Blogia
Isla al Sur

CARTAGENA EN LA MEMORIA

CARTAGENA EN LA MEMORIA

IRAIDA CALZADILLA RODRÍGUEZ

El mayor aguacero de mi vida me cayó en Cartagena de Indias. De vuelta del Centro de Convenciones, frustrada en los intentos noticiosos en un sábado de descanso, deambulé por las calles de la ciudad, evocando a aquel Calamarí con que se le conoció en los inicios y que en lengua indígena significa cangrejo.

Cartagena es una hermosa ciudad de mar a la que el Caribe le deja su huella en la sonrisa de las gentes, en el baile sensual, en la disposición a la conversación, en ese bronceado de la piel que delata a quienes viven entre la maravilla del sol y el fuego del salitre.

Avenidas bulliciosas, mercados para el regateo, lujosas boutiques, tejedoras de trenzas, magos ambulantes y vendedores de lo inaudito, suelen mezclarse como en un calidoscopio con mansiones de abolengo, modernos hoteles, estrechas calles, museos, grupos musicales, balcones impredecibles y casas abiertas a la luz, en una plaza cosmopolita que se hace y rehace como emporio turístico.

Pero eso es sólo una visión idílica que puede creerse el visitante de paso. Habrá que desandar durante horas por sus rincones, conversar, meterse más allá de la mascarada para turistas, pulsar sentimientos y esperanzas, para conocer a esa otra Cartagena a la que no siempre se le añade el sudor de los productores de café, caña de azúcar, o en la refinación de petróleo. Mucho menos para recordarle sus casuchas mal iluminadas, asentadas en callejuelas como caminos vecinales.

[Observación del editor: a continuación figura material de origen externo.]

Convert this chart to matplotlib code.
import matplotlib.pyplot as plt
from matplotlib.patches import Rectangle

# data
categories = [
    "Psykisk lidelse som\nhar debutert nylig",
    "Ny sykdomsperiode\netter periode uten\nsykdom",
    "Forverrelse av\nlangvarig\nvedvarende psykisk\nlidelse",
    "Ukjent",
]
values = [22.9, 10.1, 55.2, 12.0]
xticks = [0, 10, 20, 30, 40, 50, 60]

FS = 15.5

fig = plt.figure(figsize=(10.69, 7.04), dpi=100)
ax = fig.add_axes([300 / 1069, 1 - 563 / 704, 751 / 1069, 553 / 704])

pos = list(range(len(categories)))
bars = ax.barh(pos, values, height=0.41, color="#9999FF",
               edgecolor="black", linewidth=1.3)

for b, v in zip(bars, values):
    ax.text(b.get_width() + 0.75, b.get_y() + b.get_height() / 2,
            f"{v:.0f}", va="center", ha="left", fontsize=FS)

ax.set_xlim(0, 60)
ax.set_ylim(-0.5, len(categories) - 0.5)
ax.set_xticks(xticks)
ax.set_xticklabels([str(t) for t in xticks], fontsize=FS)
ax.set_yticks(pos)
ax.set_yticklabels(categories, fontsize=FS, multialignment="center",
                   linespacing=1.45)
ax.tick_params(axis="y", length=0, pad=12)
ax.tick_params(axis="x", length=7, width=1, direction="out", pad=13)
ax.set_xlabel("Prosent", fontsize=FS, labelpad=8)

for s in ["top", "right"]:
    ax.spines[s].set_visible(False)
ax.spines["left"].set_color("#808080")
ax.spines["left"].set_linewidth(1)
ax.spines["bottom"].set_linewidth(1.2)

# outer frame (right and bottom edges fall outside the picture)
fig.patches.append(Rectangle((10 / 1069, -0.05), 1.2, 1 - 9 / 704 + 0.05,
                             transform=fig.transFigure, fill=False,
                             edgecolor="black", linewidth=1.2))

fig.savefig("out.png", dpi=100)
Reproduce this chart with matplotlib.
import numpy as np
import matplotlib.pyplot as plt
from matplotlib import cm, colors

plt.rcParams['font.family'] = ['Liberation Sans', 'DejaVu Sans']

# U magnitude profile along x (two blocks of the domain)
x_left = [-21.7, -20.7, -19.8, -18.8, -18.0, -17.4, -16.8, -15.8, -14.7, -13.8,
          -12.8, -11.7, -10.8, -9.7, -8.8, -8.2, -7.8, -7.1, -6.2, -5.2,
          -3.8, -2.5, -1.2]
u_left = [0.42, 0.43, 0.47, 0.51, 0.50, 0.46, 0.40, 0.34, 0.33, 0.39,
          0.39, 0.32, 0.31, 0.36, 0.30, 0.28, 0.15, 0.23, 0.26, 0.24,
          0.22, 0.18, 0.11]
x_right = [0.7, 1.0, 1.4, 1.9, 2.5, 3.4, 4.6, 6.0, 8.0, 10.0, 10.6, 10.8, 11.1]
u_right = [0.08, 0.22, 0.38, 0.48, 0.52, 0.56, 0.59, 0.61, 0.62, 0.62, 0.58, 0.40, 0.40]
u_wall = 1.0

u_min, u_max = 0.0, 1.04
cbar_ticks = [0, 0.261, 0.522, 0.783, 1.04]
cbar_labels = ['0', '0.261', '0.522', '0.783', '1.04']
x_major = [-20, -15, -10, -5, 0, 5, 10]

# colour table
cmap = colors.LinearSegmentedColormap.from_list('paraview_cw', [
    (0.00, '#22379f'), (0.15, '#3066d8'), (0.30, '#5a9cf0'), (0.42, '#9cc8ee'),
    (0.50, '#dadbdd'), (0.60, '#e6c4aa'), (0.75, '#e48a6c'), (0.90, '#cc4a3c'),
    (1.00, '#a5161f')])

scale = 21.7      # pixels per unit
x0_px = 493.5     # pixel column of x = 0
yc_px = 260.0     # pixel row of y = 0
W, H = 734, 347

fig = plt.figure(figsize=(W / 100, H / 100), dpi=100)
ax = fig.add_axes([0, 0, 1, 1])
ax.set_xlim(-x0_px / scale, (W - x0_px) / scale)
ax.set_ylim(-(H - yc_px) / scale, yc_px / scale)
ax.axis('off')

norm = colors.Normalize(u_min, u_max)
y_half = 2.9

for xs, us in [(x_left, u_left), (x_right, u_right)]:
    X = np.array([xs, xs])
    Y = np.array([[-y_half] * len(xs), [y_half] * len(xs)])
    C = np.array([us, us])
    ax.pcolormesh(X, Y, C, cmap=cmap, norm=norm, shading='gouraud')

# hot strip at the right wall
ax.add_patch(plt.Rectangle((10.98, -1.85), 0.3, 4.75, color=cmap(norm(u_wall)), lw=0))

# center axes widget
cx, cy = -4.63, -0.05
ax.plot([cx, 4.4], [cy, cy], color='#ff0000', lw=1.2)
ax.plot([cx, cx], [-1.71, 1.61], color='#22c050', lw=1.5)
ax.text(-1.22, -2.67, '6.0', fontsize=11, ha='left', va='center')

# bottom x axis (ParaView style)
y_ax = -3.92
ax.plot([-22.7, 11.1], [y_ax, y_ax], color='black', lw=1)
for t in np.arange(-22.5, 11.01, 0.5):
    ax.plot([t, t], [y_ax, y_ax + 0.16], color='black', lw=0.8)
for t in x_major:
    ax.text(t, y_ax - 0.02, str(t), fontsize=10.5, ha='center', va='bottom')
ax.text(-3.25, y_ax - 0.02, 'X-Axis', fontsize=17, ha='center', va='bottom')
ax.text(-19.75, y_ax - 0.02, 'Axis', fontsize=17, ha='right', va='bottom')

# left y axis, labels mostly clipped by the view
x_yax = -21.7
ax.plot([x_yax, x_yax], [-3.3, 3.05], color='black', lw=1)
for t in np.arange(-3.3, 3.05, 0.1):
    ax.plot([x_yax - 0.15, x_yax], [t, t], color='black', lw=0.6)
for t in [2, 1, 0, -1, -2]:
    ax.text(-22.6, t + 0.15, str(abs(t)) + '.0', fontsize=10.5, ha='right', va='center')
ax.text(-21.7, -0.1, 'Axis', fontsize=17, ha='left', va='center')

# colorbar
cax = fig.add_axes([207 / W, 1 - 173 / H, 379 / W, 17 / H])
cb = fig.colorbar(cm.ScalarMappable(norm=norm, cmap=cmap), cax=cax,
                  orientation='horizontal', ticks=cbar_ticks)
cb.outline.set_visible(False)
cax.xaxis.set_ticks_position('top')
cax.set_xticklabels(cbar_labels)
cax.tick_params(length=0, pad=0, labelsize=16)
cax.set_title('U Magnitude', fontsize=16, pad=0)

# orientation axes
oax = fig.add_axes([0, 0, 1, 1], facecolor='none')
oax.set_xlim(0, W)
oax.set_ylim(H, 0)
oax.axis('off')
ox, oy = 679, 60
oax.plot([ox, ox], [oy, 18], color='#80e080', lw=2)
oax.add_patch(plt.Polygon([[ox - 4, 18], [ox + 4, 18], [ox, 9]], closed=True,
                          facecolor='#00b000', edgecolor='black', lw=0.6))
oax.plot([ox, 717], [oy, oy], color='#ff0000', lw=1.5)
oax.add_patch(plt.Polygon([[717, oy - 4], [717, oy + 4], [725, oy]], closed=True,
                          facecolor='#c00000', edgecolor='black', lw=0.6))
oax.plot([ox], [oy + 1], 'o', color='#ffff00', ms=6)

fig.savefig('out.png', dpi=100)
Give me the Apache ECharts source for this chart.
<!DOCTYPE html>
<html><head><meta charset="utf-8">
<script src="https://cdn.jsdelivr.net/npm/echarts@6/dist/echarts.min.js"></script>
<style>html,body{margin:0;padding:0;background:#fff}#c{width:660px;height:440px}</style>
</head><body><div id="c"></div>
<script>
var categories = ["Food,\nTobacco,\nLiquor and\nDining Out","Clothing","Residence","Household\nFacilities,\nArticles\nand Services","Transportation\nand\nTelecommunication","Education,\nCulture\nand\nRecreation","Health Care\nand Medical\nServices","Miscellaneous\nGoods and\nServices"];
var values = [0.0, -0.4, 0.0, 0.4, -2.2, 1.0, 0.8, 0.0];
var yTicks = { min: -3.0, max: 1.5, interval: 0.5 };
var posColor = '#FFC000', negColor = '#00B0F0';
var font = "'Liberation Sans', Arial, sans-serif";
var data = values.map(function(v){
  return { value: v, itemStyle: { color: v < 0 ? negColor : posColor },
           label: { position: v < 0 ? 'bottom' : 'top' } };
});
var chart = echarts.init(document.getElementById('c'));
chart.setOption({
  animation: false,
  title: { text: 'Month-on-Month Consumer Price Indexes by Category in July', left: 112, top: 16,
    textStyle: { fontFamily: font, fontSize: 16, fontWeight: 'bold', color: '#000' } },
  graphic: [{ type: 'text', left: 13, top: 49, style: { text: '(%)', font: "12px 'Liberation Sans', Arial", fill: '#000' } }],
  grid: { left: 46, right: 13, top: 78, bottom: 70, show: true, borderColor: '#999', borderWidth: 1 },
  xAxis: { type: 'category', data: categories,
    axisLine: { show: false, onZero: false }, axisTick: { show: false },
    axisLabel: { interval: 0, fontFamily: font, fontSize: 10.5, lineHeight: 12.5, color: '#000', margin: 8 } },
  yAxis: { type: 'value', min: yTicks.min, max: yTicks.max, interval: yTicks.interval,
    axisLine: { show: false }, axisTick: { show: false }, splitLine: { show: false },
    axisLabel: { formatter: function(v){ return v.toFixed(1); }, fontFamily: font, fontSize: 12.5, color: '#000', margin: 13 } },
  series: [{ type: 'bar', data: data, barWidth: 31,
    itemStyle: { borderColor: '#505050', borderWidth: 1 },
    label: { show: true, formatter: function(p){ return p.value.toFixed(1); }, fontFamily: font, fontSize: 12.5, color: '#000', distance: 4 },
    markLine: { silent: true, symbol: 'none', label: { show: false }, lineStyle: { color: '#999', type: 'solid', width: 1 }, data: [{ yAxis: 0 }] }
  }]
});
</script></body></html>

En esta ciudad de luz donde el turista cree alcanzar el paraíso, me encontré a Ismael, el guía, y sus angustias por buscar cada día el salario: "Mi mujer me espera para la compra de hoy. Tengo varios trabajos y con eso voy estirando los pesitos"; a José, el vendedor ambulante de espejuelos: "Doña, hay que caminar mucho para ganar algo"; y a Karel, la tejedora de trenzas, cada una por 100 pesos colombianos: "Si no las hago rápido, se me espanta la clientela".

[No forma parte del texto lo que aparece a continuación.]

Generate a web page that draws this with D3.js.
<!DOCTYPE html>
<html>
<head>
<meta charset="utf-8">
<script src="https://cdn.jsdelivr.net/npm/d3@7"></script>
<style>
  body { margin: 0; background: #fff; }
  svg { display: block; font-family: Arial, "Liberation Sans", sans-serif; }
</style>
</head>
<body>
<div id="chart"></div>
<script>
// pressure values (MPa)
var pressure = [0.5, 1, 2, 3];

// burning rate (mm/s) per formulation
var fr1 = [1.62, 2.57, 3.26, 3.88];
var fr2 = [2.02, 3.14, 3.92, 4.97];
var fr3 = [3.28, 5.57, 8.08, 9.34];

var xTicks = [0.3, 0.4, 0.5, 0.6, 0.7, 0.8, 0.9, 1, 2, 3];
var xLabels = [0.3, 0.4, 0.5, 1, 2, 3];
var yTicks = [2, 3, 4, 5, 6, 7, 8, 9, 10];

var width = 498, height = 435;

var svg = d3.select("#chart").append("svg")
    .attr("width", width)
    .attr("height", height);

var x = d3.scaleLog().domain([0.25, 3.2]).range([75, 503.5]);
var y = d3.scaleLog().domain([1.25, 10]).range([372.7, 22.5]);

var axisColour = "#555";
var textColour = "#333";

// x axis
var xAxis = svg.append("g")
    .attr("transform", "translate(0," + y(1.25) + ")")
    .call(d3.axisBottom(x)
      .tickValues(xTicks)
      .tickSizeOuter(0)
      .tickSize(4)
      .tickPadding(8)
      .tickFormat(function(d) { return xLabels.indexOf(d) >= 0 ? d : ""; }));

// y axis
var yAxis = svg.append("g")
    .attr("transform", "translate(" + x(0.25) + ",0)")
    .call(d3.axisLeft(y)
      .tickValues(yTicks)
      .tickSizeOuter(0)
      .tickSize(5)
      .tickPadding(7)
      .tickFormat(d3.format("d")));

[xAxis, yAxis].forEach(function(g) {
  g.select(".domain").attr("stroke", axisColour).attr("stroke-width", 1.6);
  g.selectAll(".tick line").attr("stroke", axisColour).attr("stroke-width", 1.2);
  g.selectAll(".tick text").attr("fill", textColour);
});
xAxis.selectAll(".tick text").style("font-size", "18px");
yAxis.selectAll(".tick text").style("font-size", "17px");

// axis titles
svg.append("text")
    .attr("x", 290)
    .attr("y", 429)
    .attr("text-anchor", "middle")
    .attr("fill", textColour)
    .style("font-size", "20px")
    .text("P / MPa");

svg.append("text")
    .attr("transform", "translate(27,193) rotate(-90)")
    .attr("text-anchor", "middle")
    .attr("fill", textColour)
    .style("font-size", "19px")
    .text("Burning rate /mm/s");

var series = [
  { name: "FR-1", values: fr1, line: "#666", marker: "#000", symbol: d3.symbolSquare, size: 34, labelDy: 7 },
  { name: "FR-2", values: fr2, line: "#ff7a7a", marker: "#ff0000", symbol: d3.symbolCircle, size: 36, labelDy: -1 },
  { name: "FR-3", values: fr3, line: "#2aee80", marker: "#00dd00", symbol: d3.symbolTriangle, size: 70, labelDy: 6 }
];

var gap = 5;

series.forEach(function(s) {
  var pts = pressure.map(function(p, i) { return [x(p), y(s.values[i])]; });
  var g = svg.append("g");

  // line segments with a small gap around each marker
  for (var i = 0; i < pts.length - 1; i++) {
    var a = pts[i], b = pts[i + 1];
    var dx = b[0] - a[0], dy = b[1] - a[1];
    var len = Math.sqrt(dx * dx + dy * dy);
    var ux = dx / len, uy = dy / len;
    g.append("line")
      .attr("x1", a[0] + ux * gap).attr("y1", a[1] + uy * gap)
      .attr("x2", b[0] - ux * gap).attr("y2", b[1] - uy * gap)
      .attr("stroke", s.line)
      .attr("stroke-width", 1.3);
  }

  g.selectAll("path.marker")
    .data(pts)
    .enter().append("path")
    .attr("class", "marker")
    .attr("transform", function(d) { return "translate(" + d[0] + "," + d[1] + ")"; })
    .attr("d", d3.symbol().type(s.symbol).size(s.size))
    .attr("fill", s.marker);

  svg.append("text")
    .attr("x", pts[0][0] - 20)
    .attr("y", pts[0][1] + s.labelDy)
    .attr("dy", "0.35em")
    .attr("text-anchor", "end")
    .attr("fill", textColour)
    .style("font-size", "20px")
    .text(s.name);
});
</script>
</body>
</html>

Bien me vino el Centro de Convenciones cerrado y sus guardias circunspectos orientándome hacia un lunes que no volvería. Quizás perdí anotar cifras y perspectivas de reuniones. Gané, a cambio, ese contacto con la gente que me creía una bogotana dedicada a oficios de maestra, abogada o periodista. "Aquí nos convienen los grandes eventos: la ciudad se repara, hay nuevos puestos de trabajo y vienen más turistas que dejan plata", decía el viejo Othoniel, mientras enseñaba su mercancía de caracoles y piedras de mar.

En los inicios del ocaso y de vuelta al hotel, me acompañó el torrencial aguacero. Traía en la memoria, ya para siempre, el barrio de Manga y sus mansiones de estilo morisco, victoriano y republicano, el muelle de los Pegasos, la Torre del Reloj, los hermosos portones, la Plaza de los Coches, el Castillo de San Felipe del Barajas, el monasterio de La Popa, fortificaciones, claustros y pintorescas callejuelas de una ciudad que es merecidamente Patrimonio Histórico y Cultural de la Humanidad. Y me traje, también, el palpitar humano.